Problem to solve - Extract the whole listing as it stands. Do not include the pictures.
++++ Supplied information ++++
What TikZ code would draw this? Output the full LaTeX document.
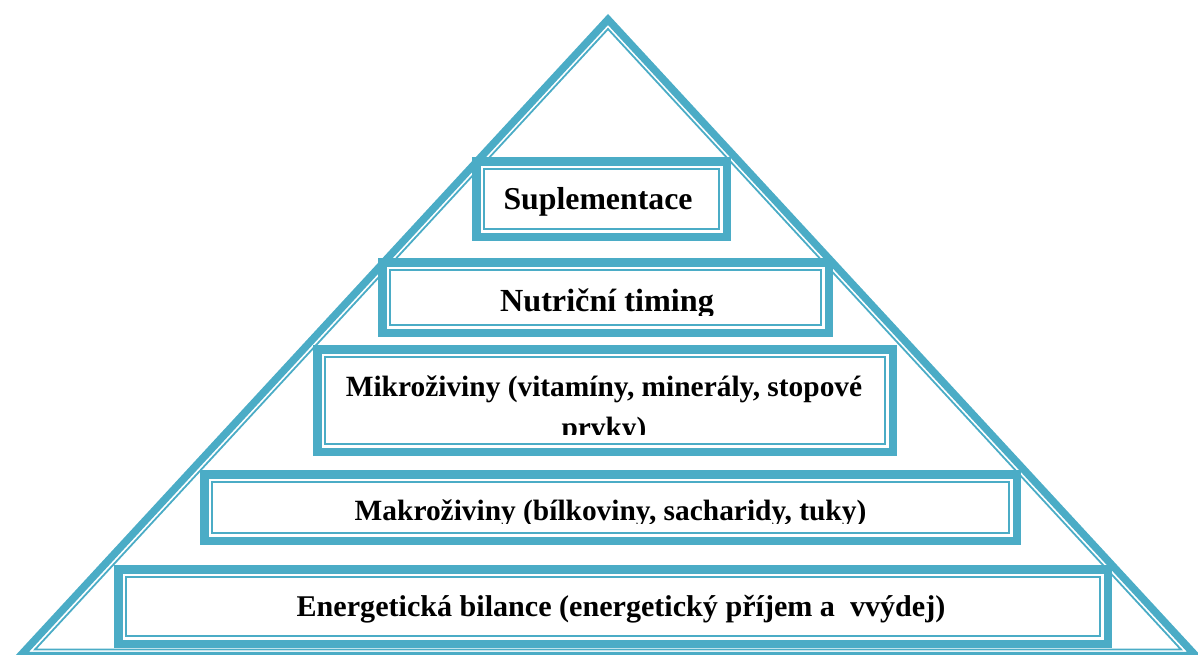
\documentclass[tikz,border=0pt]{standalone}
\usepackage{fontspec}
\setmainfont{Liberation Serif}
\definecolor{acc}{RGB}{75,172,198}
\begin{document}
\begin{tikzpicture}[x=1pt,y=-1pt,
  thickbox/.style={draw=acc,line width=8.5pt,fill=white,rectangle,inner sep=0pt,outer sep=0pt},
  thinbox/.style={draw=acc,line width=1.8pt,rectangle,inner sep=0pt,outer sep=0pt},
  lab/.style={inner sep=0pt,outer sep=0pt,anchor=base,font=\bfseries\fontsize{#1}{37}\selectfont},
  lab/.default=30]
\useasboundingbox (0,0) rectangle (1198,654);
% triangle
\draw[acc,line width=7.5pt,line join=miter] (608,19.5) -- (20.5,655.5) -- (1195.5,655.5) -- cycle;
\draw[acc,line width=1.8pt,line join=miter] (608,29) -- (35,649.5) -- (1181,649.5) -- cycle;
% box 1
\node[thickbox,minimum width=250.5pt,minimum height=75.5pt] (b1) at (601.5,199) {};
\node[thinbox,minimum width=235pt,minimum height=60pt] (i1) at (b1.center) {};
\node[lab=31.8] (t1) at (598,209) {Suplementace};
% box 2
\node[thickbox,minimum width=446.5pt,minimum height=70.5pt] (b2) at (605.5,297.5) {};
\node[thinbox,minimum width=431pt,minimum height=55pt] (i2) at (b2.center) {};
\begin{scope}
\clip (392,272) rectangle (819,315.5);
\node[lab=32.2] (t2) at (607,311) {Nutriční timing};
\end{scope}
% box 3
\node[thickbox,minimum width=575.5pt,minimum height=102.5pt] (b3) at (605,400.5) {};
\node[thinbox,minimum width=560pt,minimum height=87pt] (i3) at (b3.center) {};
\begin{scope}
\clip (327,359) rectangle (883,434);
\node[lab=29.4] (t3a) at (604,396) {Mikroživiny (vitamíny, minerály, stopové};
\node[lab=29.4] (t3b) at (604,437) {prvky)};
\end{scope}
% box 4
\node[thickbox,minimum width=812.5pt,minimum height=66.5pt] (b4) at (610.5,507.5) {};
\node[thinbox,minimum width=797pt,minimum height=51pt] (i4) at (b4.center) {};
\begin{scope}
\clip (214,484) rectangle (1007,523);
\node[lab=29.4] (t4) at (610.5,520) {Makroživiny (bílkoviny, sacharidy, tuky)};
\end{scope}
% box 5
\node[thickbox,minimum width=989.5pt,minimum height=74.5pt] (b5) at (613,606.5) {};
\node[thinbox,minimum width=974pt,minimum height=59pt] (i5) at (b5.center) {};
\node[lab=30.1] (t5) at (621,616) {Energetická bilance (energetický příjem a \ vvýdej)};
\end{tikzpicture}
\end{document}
++++
Full output -
What TikZ code would draw this? Output the full LaTeX document.
\documentclass[tikz,border=0pt]{standalone}
\usepackage{fontspec}
\setmainfont{Liberation Serif}
\definecolor{acc}{RGB}{75,172,198}
\begin{document}
\begin{tikzpicture}[x=1pt,y=-1pt,
  thickbox/.style={draw=acc,line width=8.5pt,fill=white,rectangle,inner sep=0pt,outer sep=0pt},
  thinbox/.style={draw=acc,line width=1.8pt,rectangle,inner sep=0pt,outer sep=0pt},
  lab/.style={inner sep=0pt,outer sep=0pt,anchor=base,font=\bfseries\fontsize{#1}{37}\selectfont},
  lab/.default=30]
\useasboundingbox (0,0) rectangle (1198,654);
% triangle
\draw[acc,line width=7.5pt,line join=miter] (608,19.5) -- (20.5,655.5) -- (1195.5,655.5) -- cycle;
\draw[acc,line width=1.8pt,line join=miter] (608,29) -- (35,649.5) -- (1181,649.5) -- cycle;
% box 1
\node[thickbox,minimum width=250.5pt,minimum height=75.5pt] (b1) at (601.5,199) {};
\node[thinbox,minimum width=235pt,minimum height=60pt] (i1) at (b1.center) {};
\node[lab=31.8] (t1) at (598,209) {Suplementace};
% box 2
\node[thickbox,minimum width=446.5pt,minimum height=70.5pt] (b2) at (605.5,297.5) {};
\node[thinbox,minimum width=431pt,minimum height=55pt] (i2) at (b2.center) {};
\begin{scope}
\clip (392,272) rectangle (819,315.5);
\node[lab=32.2] (t2) at (607,311) {Nutriční timing};
\end{scope}
% box 3
\node[thickbox,minimum width=575.5pt,minimum height=102.5pt] (b3) at (605,400.5) {};
\node[thinbox,minimum width=560pt,minimum height=87pt] (i3) at (b3.center) {};
\begin{scope}
\clip (327,359) rectangle (883,434);
\node[lab=29.4] (t3a) at (604,396) {Mikroživiny (vitamíny, minerály, stopové};
\node[lab=29.4] (t3b) at (604,437) {prvky)};
\end{scope}
% box 4
\node[thickbox,minimum width=812.5pt,minimum height=66.5pt] (b4) at (610.5,507.5) {};
\node[thinbox,minimum width=797pt,minimum height=51pt] (i4) at (b4.center) {};
\begin{scope}
\clip (214,484) rectangle (1007,523);
\node[lab=29.4] (t4) at (610.5,520) {Makroživiny (bílkoviny, sacharidy, tuky)};
\end{scope}
% box 5
\node[thickbox,minimum width=989.5pt,minimum height=74.5pt] (b5) at (613,606.5) {};
\node[thinbox,minimum width=974pt,minimum height=59pt] (i5) at (b5.center) {};
\node[lab=30.1] (t5) at (621,616) {Energetická bilance (energetický příjem a \ vvýdej)};
\end{tikzpicture}
\end{document}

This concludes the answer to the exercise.